What's the difference between Max, Max-Thinking, and Max-Preview?

Qwen3-Max is the base model from September 2025. Qwen3-Max-Thinking is the same model with test-time scaling enabled (January 2026 upgrade) — you toggle it via enable_thinking in the API. Qwen3.5-Max-Preview is a completely new generation with a different architecture, currently in arena testing only.

When will Qwen3.5-Max be available via API?

No official date. Going by precedent — Qwen3-Max took about 2-3 months from preview to production API — a reasonable guess is Q2 2026. Alibaba hasn't committed to anything publicly.

Should I wait for 3.5-Max or use 3-Max-Thinking now?

If you need API access today, don't wait. Qwen3-Max-Thinking is genuinely excellent for math, reasoning, and research tasks, and it costs a fraction of what you'd pay for GPT-5.2. When 3.5-Max goes live, it'll likely be better across the board — multimodal input, faster decoding, cheaper inference, and improved agentic performance. But "Preview" means weeks to months of waiting with no guaranteed date. Don't stall a product roadmap on a model that's still in anonymous arena testing.

How does pricing compare to GPT-5 and Claude?

Qwen3-Max-Thinking on DashScope: $1.20 input / $6.00 output per million tokens. GPT-5.2: $15/$60. Claude Opus: $15/$75. That's roughly 10-12x cheaper. Even on the highest-priced tier (over 128K context), Qwen3-Max still undercuts competitors by 5x or more. Through Novita AI or OpenRouter, rates drop even further.

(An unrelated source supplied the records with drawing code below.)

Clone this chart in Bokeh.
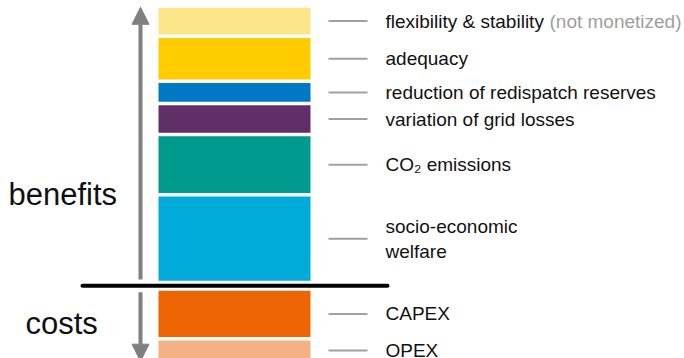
import numpy as np
from bokeh.plotting import figure
from bokeh.models import Range1d, Arrow, NormalHead, ColumnDataSource
from bokeh.core.properties import value
from bokeh.embed import file_html
from bokeh.resources import INLINE

# ---- data (heights in chart units, stacked from the baseline) ----
benefit_labels = ["socio-economic\nwelfare", "CO\u2082 emissions", "variation of grid losses",
                  "reduction of redispatch reserves", "adequacy", "flexibility & stability"]
benefit_values = [87.8, 60.3, 31.0, 22.2, 45.1, 30.2]
benefit_colors = ["#00ABD9", "#009A8F", "#612F67", "#0079C5", "#FFCC00", "#FDE68A"]

cost_labels = ["CAPEX", "OPEX"]
cost_values = [49.8, 23.4]
cost_colors = ["#ED6402", "#F4B183"]

note_text = "(not monetized)"
group_labels = ["benefits", "costs"]

# ---- layout constants ----
W, H = 684, 358
FONT = "Liberation Sans"
PAD = 1.8          # half of the white gap between stacked blocks
OFFSET = 3.2       # distance of each stack from the baseline
BAR_L, BAR_R = 158, 310
TICK_X0, TICK_X1 = 328, 367
LABEL_X = 385

p = figure(width=W, height=H, output_backend="svg", toolbar_location=None,
           x_range=Range1d(0, W), y_range=Range1d(-72.7, 285.3),
           min_border=0, outline_line_color=None)
p.axis.visible = False
p.grid.visible = False
p.background_fill_color = "white"
p.border_fill_color = "white"

# benefits stack (upward)
b_top = OFFSET + np.cumsum(benefit_values)
b_bot = b_top - np.array(benefit_values)
b_mid = (b_top + b_bot) / 2
src_b = ColumnDataSource(dict(bottom=b_bot + PAD, top=b_top - PAD, color=benefit_colors,
                              mid=b_mid, label=benefit_labels))
p.quad(left=BAR_L, right=BAR_R, bottom="bottom", top="top", fill_color="color",
       line_color=None, source=src_b)

# costs stack (downward)
c_bot = -OFFSET - np.cumsum(cost_values)
c_top = c_bot + np.array(cost_values)
c_mid = (c_top + c_bot) / 2
src_c = ColumnDataSource(dict(bottom=c_bot + PAD, top=c_top - PAD, color=cost_colors,
                              mid=c_mid, label=cost_labels))
p.quad(left=BAR_L, right=BAR_R, bottom="bottom", top="top", fill_color="color",
       line_color=None, source=src_c)

# leader ticks and labels
for src in (src_b, src_c):
    p.segment(x0=TICK_X0, x1=TICK_X1, y0="mid", y1="mid", line_color="#A0A0A0",
              line_width=2, source=src)
    p.text(x=LABEL_X, y="mid", text="label", text_font=value(FONT), text_font_size="19px",
           text_color="#111111", text_baseline="middle", text_align="left",
           text_line_height=1.2, source=src)

# grey "(not monetized)" note after the top label
p.text(x=[549], y=[b_mid[-1]], text=[note_text], text_font=value(FONT), text_font_size="19px",
       text_color="#9E9E9E", text_baseline="middle", text_align="left")

# baseline
p.segment(x0=[82], x1=[387], y0=[0], y1=[0], line_color="black", line_width=4,
          line_cap="round")

# arrows
grey = "#808080"
p.add_layout(Arrow(end=NormalHead(size=17, fill_color=grey, line_color=grey, line_width=1),
                   x_start=140, y_start=6.3, x_end=140, y_end=b_top[-1] - PAD + 0.5,
                   line_color=grey, line_width=4))
p.add_layout(Arrow(end=NormalHead(size=17, fill_color=grey, line_color=grey, line_width=1),
                   x_start=140, y_start=-6.4, x_end=140, y_end=c_bot[-1] + 1.0,
                   line_color=grey, line_width=4))

# group labels
p.text(x=[8, 25], y=[91.2, -37.8], text=group_labels, text_font=value(FONT),
       text_font_size="31px", text_color="#111111", text_baseline="middle",
       text_align="left")

open("out.html", "w").write(file_html(p, INLINE))
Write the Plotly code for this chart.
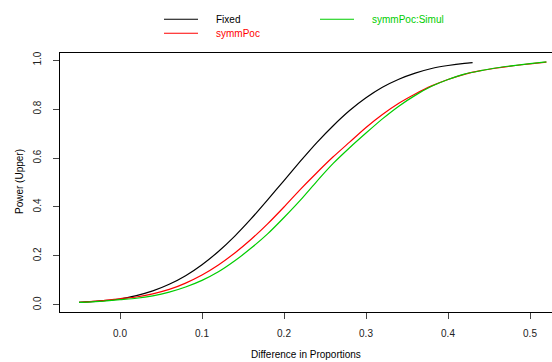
import plotly.graph_objects as go

# ---- data ----
x_fixed = [-0.05, -0.04, -0.02, 0.00, 0.02, 0.04, 0.06, 0.08, 0.10, 0.12, 0.14, 0.16, 0.18,
           0.20, 0.22, 0.24, 0.26, 0.28, 0.30, 0.32, 0.34, 0.36, 0.38, 0.40, 0.42, 0.43]
y_fixed = [0.010, 0.012, 0.017, 0.024, 0.038, 0.057, 0.084, 0.119, 0.164, 0.218, 0.281, 0.352, 0.429,
           0.508, 0.587, 0.663, 0.732, 0.794, 0.846, 0.889, 0.922, 0.947, 0.966, 0.978, 0.987, 0.990]

x_symm = [-0.05, -0.04, -0.02, 0.00, 0.02, 0.04, 0.06, 0.08, 0.10, 0.12, 0.14, 0.16, 0.18,
          0.20, 0.22, 0.24, 0.26, 0.28, 0.30, 0.32, 0.34, 0.36, 0.38, 0.40, 0.42, 0.44,
          0.46, 0.48, 0.50, 0.52]
y_symm = [0.010, 0.012, 0.017, 0.025, 0.032, 0.045, 0.063, 0.089, 0.122, 0.163, 0.212, 0.268, 0.331,
          0.400, 0.472, 0.540, 0.605, 0.665, 0.725, 0.778, 0.824, 0.862, 0.895, 0.921, 0.942, 0.957,
          0.968, 0.977, 0.985, 0.992]

x_simul = [-0.05, -0.04, -0.02, 0.00, 0.02, 0.04, 0.06, 0.08, 0.10, 0.12, 0.14, 0.16, 0.18,
           0.20, 0.22, 0.24, 0.26, 0.28, 0.30, 0.32, 0.34, 0.36, 0.38, 0.40, 0.42, 0.44,
           0.46, 0.48, 0.50, 0.52]
y_simul = [0.010, 0.011, 0.015, 0.021, 0.027, 0.037, 0.052, 0.073, 0.100, 0.135, 0.180, 0.232, 0.290,
           0.357, 0.428, 0.505, 0.578, 0.642, 0.702, 0.760, 0.812, 0.856, 0.893, 0.921, 0.943, 0.957,
           0.969, 0.978, 0.986, 0.993]

series_names = ["Fixed", "symmPoc", "symmPoc:Simul"]
series_colors = ["#000000", "#FF0000", "#00CD00"]

x_ticks = [0.0, 0.1, 0.2, 0.3, 0.4, 0.5]
x_tick_labels = ["0.0", "0.1", "0.2", "0.3", "0.4", "0.5"]
y_ticks = [0.0, 0.2, 0.4, 0.6, 0.8, 1.0]
y_tick_labels = ["0.0", "0.2", "0.4", "0.6", "0.8", "1.0"]

x_title = "Difference in Proportions"
y_title = "Power (Upper)"

# ---- figure ----
W, H = 552, 362
ML, MR, MT, MB = 60, 0, 52.8, 49.8
FONT = "Liberation Sans, Arial, Helvetica, sans-serif"

fig = go.Figure()
for xs, ys, name, col in zip([x_fixed, x_symm, x_simul], [y_fixed, y_symm, y_simul],
                             series_names, series_colors):
    fig.add_trace(go.Scatter(x=xs, y=ys, mode="lines", name=name,
                             line=dict(color=col, width=1.2, shape="spline", smoothing=0.6),
                             showlegend=False, hoverinfo="skip"))

pw = W - ML - MR
ph = H - MT - MB
def px2paper_x(px):
    return (px - ML) / pw
def py2paper_y(py):
    return (H - MB - py) / ph

# manual R-style legend (two columns, no box)
legend_slots = [(164, 19), (164, 33), (320, 19)]
for (lx, ly), name, col in zip(legend_slots, series_names, series_colors):
    fig.add_shape(type="line", xref="paper", yref="paper",
                  x0=px2paper_x(lx), x1=px2paper_x(lx + 34),
                  y0=py2paper_y(ly), y1=py2paper_y(ly),
                  line=dict(color=col, width=1.2))
    fig.add_annotation(xref="paper", yref="paper", x=px2paper_x(lx + 50), y=py2paper_y(ly),
                       text=name, showarrow=False, xanchor="left", yanchor="middle",
                       font=dict(family=FONT, size=10, color=col))

fig.add_annotation(xref="paper", yref="paper", x=px2paper_x(306), y=py2paper_y(355),
                   text=x_title, showarrow=False, xanchor="center", yanchor="middle",
                   font=dict(family=FONT, size=10, color="#000"))
fig.add_annotation(xref="paper", yref="paper", x=px2paper_x(19), y=py2paper_y(182),
                   text=y_title, showarrow=False, xanchor="center", yanchor="middle",
                   textangle=-90, font=dict(family=FONT, size=10, color="#000"))

fig.update_layout(
    width=W, height=H,
    margin=dict(l=ML, r=MR, t=MT, b=MB, pad=0),
    paper_bgcolor="white", plot_bgcolor="white",
    font=dict(family=FONT, size=10, color="#000"),
    xaxis=dict(range=[-60 / 820, 432 / 820], tickvals=x_ticks, ticktext=x_tick_labels,
               showgrid=False, zeroline=False, showline=True, linecolor="#000", linewidth=1,
               mirror=True, ticks="outside", ticklen=6, tickcolor="#444", tickwidth=1,
               tickfont=dict(family=FONT, size=10, color="#222"), automargin=False,
               ticklabelstandoff=6),
    yaxis=dict(range=[-0.0292, 1.0292], tickvals=y_ticks, ticktext=y_tick_labels,
               showgrid=False, zeroline=False, showline=True, linecolor="#000", linewidth=1,
               mirror=False, ticks="outside", ticklen=6, tickcolor="#444", tickwidth=1,
               tickangle=-90, tickfont=dict(family=FONT, size=10, color="#222"), automargin=False,
               ticklabelstandoff=8),
)

fig.write_html("out.html", config={"displayModeBar": False},
               post_script="document.body.style.margin='0px';document.body.style.overflow='hidden';")
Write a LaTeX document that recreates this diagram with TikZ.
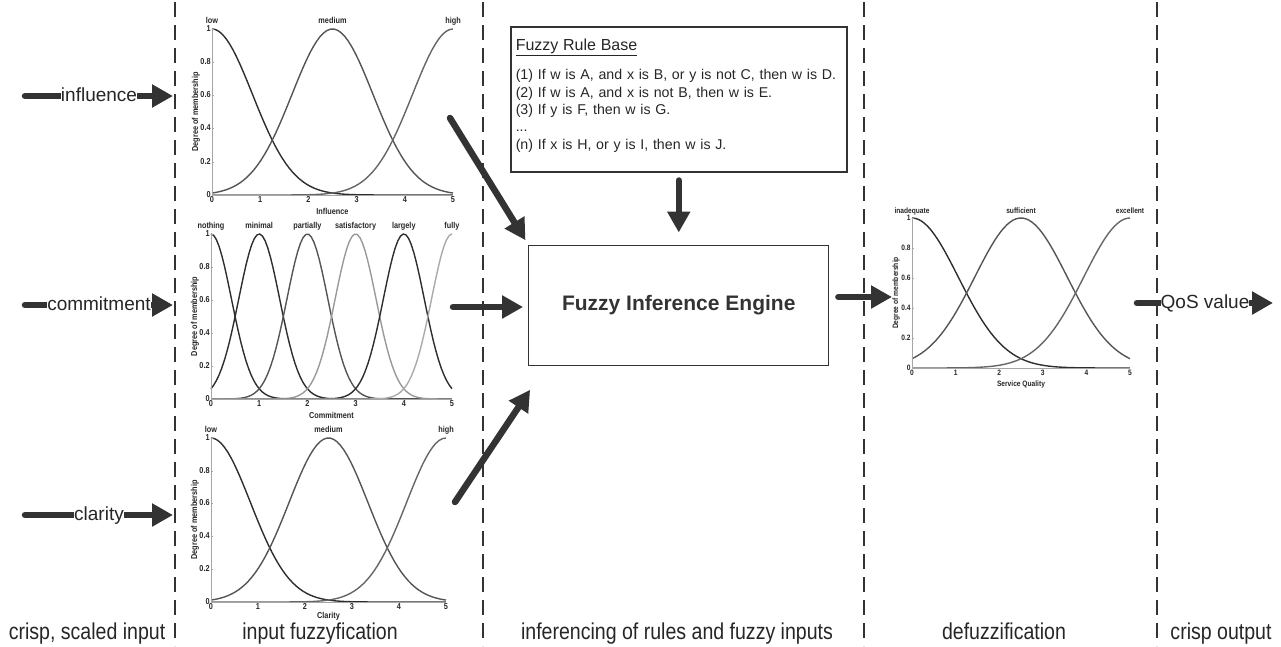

Limitations You Should Know

Closed source and vendor-locked: You're dependent on Alibaba Cloud's infrastructure, uptime, and pricing decisions. No weights, no fine-tuning, no self-hosting. If that's a dealbreaker, Qwen 3.5 open-source is the alternative.
Qwen3-Max-Thinking is text-only: No image, audio, or video input. Qwen3.5-Max-Preview will add multimodal capabilities, but it's not available yet.
Slower than most frontier models: ~38 tokens/second for Qwen3-Max-Thinking. Thinking mode adds further latency. Don't use this for real-time chat applications where speed matters more than depth.
Real-world coding trails the leaders: SWE-bench scores of 75-76 put both Max models behind Claude Opus 4.5 and GPT-5.2 for practical software engineering. Benchmark coding and production coding are different skills.
Self-reported benchmarks: All numbers for both Max models come from Alibaba. Independent testing on LMArena confirms the models are legitimately strong, but specific benchmark figures should be taken as directional rather than absolute.
3.5-Max-Preview availability is uncertain: There's no public timeline for API access. Planning a product around a model still in anonymous arena testing carries real risk.
Context window pricing jump: DashScope charges $1.20/$6.00 for prompts under 128K tokens, but that jumps to $3.00/$15.00 for longer contexts. If your use case involves long documents, the cost advantage over competitors shrinks considerably at the higher tier.